[START]

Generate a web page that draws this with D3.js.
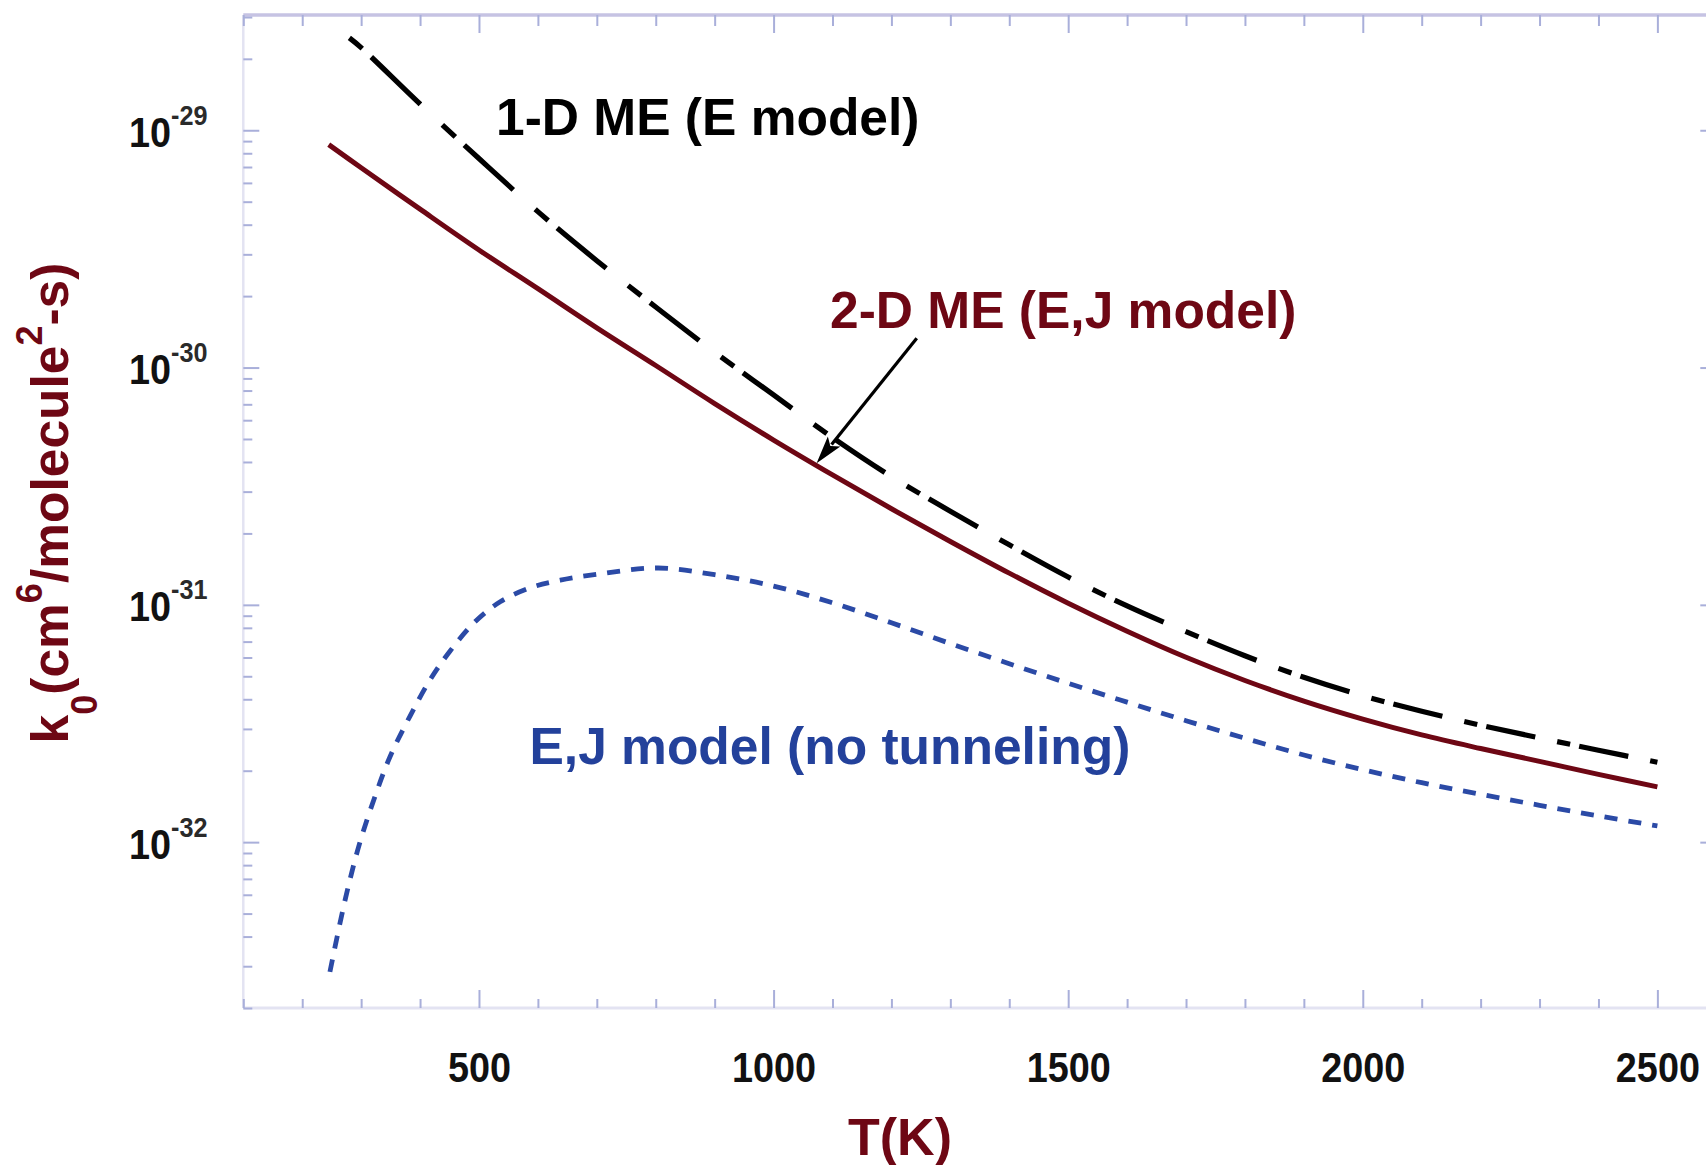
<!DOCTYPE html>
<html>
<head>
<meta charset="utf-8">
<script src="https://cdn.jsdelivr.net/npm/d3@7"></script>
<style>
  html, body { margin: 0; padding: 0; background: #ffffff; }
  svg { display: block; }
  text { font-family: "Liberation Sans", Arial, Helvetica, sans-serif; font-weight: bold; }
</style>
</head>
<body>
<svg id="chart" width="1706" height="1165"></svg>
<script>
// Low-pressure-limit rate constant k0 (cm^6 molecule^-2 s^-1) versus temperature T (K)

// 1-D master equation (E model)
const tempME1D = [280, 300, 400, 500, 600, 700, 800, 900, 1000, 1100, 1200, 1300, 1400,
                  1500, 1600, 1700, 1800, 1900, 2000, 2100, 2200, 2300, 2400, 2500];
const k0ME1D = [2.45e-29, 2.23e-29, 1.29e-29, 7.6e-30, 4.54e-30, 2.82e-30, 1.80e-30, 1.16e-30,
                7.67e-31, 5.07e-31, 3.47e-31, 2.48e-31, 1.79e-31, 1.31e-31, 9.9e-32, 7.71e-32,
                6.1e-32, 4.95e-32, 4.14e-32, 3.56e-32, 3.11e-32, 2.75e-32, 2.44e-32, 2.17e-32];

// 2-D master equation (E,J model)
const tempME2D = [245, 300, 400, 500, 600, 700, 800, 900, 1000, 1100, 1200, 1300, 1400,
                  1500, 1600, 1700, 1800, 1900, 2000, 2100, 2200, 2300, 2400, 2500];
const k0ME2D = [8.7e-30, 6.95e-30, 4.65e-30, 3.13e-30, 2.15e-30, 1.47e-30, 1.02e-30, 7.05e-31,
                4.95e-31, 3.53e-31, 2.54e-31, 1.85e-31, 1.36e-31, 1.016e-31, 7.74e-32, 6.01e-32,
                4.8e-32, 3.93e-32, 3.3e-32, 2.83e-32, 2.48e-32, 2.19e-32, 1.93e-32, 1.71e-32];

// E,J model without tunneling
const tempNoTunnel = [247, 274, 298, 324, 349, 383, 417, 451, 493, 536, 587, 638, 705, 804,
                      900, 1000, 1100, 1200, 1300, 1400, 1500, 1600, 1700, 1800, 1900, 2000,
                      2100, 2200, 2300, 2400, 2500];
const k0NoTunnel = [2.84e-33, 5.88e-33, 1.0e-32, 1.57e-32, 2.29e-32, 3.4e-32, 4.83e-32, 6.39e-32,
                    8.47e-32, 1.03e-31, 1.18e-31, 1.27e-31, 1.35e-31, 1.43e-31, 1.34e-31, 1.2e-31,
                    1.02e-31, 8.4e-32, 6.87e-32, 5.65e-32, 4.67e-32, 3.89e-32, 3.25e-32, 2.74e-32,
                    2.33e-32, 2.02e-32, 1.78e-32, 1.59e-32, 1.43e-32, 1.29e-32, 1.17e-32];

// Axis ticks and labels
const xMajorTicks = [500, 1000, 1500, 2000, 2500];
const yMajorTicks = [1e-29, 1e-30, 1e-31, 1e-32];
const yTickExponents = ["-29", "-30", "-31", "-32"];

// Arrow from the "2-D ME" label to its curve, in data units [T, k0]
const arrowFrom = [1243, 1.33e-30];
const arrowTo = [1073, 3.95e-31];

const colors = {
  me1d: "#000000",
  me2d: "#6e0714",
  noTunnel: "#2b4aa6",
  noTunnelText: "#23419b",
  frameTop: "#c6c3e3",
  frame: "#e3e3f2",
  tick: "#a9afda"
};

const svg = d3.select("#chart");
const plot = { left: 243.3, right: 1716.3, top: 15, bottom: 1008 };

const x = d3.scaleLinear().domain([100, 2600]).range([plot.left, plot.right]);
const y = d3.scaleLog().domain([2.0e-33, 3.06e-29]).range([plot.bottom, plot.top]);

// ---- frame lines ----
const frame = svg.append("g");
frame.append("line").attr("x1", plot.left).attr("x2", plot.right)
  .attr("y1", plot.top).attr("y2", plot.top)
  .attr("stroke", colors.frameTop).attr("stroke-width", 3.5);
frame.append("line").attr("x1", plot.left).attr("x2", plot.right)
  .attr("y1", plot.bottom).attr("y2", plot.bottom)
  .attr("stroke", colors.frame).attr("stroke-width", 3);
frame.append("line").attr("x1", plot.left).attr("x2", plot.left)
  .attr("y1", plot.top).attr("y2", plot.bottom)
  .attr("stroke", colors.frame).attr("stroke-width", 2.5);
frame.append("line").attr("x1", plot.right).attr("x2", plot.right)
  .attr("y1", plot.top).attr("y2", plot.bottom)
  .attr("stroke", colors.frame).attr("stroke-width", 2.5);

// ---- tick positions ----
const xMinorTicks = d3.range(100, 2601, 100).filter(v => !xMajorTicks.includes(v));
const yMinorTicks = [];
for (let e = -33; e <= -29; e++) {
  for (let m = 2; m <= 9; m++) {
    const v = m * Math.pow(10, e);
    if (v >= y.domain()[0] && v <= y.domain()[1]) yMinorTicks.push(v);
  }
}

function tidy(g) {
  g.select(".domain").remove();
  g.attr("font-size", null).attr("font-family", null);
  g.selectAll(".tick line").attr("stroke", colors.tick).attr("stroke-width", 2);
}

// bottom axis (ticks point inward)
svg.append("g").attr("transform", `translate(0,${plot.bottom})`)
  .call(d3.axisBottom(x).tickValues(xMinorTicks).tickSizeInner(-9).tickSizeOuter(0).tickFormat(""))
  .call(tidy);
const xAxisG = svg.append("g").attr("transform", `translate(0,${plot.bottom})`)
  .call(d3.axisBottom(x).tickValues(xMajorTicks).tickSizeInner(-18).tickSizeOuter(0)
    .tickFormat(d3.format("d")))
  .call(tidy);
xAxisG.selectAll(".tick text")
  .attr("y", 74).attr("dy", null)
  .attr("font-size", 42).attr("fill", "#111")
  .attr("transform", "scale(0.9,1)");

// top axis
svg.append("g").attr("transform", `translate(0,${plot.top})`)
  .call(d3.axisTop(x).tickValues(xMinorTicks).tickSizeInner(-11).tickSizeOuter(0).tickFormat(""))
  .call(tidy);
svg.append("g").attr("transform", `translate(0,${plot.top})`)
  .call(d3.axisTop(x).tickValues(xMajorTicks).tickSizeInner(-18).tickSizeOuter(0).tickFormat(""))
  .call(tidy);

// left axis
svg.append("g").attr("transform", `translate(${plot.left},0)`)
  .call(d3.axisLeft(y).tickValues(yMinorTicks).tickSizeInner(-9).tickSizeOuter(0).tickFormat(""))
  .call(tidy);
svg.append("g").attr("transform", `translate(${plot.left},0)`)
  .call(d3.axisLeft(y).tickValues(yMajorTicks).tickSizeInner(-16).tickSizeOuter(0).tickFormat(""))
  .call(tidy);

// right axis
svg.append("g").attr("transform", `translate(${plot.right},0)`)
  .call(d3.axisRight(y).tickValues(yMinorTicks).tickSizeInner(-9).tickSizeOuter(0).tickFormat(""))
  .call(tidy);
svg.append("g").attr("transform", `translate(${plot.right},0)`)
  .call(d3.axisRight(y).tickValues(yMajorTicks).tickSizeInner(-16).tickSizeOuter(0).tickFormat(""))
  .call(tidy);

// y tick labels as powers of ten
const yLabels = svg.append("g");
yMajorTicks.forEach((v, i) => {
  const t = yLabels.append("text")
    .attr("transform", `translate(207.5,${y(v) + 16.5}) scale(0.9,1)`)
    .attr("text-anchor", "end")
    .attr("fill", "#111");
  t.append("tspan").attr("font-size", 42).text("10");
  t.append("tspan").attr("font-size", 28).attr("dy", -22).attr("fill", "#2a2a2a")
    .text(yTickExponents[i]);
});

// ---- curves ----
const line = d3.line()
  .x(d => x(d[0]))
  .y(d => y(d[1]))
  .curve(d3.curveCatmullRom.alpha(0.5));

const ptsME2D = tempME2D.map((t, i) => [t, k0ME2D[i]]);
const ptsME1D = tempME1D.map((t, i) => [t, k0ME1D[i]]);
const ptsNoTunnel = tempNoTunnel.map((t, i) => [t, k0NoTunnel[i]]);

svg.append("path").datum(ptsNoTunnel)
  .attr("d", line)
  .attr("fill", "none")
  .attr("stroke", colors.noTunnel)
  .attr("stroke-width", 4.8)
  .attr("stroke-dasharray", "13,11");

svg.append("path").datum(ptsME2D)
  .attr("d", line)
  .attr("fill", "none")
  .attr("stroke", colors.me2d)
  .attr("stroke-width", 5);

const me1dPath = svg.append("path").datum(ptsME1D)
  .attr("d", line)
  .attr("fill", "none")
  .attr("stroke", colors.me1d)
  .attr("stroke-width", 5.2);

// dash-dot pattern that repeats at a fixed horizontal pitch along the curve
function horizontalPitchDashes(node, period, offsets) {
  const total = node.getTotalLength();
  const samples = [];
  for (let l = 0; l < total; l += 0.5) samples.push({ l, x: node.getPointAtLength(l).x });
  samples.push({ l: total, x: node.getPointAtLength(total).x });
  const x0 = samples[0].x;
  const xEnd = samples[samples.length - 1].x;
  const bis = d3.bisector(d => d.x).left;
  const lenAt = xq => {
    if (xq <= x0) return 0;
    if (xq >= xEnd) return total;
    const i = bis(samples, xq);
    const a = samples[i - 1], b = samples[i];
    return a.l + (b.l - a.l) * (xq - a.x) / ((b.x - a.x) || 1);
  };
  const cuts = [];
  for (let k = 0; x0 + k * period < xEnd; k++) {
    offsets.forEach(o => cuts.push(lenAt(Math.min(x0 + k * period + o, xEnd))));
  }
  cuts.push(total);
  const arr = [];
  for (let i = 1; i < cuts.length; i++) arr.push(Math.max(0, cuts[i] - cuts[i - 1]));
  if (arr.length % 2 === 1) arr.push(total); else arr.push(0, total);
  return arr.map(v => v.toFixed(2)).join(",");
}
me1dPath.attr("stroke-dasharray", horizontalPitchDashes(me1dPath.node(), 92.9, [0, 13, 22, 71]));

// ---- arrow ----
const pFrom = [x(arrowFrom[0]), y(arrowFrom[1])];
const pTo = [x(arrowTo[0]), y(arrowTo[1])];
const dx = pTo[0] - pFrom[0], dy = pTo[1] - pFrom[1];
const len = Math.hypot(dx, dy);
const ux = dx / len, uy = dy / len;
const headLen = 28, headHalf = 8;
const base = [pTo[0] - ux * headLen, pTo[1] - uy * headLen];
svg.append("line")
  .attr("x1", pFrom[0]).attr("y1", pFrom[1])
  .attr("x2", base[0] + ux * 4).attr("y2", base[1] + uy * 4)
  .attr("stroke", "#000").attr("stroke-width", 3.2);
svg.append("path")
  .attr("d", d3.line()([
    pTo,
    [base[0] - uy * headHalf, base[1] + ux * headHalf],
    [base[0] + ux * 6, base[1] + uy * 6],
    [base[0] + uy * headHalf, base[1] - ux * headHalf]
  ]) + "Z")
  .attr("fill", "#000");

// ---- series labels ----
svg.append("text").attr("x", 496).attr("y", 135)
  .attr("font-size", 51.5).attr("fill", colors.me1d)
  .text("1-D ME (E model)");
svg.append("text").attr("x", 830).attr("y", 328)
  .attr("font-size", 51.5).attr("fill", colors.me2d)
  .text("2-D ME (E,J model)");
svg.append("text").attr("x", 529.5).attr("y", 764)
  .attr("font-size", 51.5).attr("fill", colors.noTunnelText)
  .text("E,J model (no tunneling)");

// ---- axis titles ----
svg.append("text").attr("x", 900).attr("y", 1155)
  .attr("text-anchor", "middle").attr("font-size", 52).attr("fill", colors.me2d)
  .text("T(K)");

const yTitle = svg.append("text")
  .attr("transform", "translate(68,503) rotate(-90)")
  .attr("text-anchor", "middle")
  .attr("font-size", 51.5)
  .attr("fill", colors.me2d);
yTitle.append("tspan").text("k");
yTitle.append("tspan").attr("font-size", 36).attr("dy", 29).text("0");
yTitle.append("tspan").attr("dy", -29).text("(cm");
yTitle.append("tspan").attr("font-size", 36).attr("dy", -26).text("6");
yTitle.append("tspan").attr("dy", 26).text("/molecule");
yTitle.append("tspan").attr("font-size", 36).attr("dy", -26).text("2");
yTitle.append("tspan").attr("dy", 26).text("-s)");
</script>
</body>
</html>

[END]

▶ [Written problem]
Begin at the first line of the material and copy each line exactly through the one containing "1.43e-32, 1.29e-32, 1.17e-32];". Omit pictures.

▶ [Task output]
Generate a web page that draws this with D3.js.
<!DOCTYPE html>
<html>
<head>
<meta charset="utf-8">
<script src="https://cdn.jsdelivr.net/npm/d3@7"></script>
<style>
  html, body { margin: 0; padding: 0; background: #ffffff; }
  svg { display: block; }
  text { font-family: "Liberation Sans", Arial, Helvetica, sans-serif; font-weight: bold; }
</style>
</head>
<body>
<svg id="chart" width="1706" height="1165"></svg>
<script>
// Low-pressure-limit rate constant k0 (cm^6 molecule^-2 s^-1) versus temperature T (K)

// 1-D master equation (E model)
const tempME1D = [280, 300, 400, 500, 600, 700, 800, 900, 1000, 1100, 1200, 1300, 1400,
                  1500, 1600, 1700, 1800, 1900, 2000, 2100, 2200, 2300, 2400, 2500];
const k0ME1D = [2.45e-29, 2.23e-29, 1.29e-29, 7.6e-30, 4.54e-30, 2.82e-30, 1.80e-30, 1.16e-30,
                7.67e-31, 5.07e-31, 3.47e-31, 2.48e-31, 1.79e-31, 1.31e-31, 9.9e-32, 7.71e-32,
                6.1e-32, 4.95e-32, 4.14e-32, 3.56e-32, 3.11e-32, 2.75e-32, 2.44e-32, 2.17e-32];

// 2-D master equation (E,J model)
const tempME2D = [245, 300, 400, 500, 600, 700, 800, 900, 1000, 1100, 1200, 1300, 1400,
                  1500, 1600, 1700, 1800, 1900, 2000, 2100, 2200, 2300, 2400, 2500];
const k0ME2D = [8.7e-30, 6.95e-30, 4.65e-30, 3.13e-30, 2.15e-30, 1.47e-30, 1.02e-30, 7.05e-31,
                4.95e-31, 3.53e-31, 2.54e-31, 1.85e-31, 1.36e-31, 1.016e-31, 7.74e-32, 6.01e-32,
                4.8e-32, 3.93e-32, 3.3e-32, 2.83e-32, 2.48e-32, 2.19e-32, 1.93e-32, 1.71e-32];

// E,J model without tunneling
const tempNoTunnel = [247, 274, 298, 324, 349, 383, 417, 451, 493, 536, 587, 638, 705, 804,
                      900, 1000, 1100, 1200, 1300, 1400, 1500, 1600, 1700, 1800, 1900, 2000,
                      2100, 2200, 2300, 2400, 2500];
const k0NoTunnel = [2.84e-33, 5.88e-33, 1.0e-32, 1.57e-32, 2.29e-32, 3.4e-32, 4.83e-32, 6.39e-32,
                    8.47e-32, 1.03e-31, 1.18e-31, 1.27e-31, 1.35e-31, 1.43e-31, 1.34e-31, 1.2e-31,
                    1.02e-31, 8.4e-32, 6.87e-32, 5.65e-32, 4.67e-32, 3.89e-32, 3.25e-32, 2.74e-32,
                    2.33e-32, 2.02e-32, 1.78e-32, 1.59e-32, 1.43e-32, 1.29e-32, 1.17e-32];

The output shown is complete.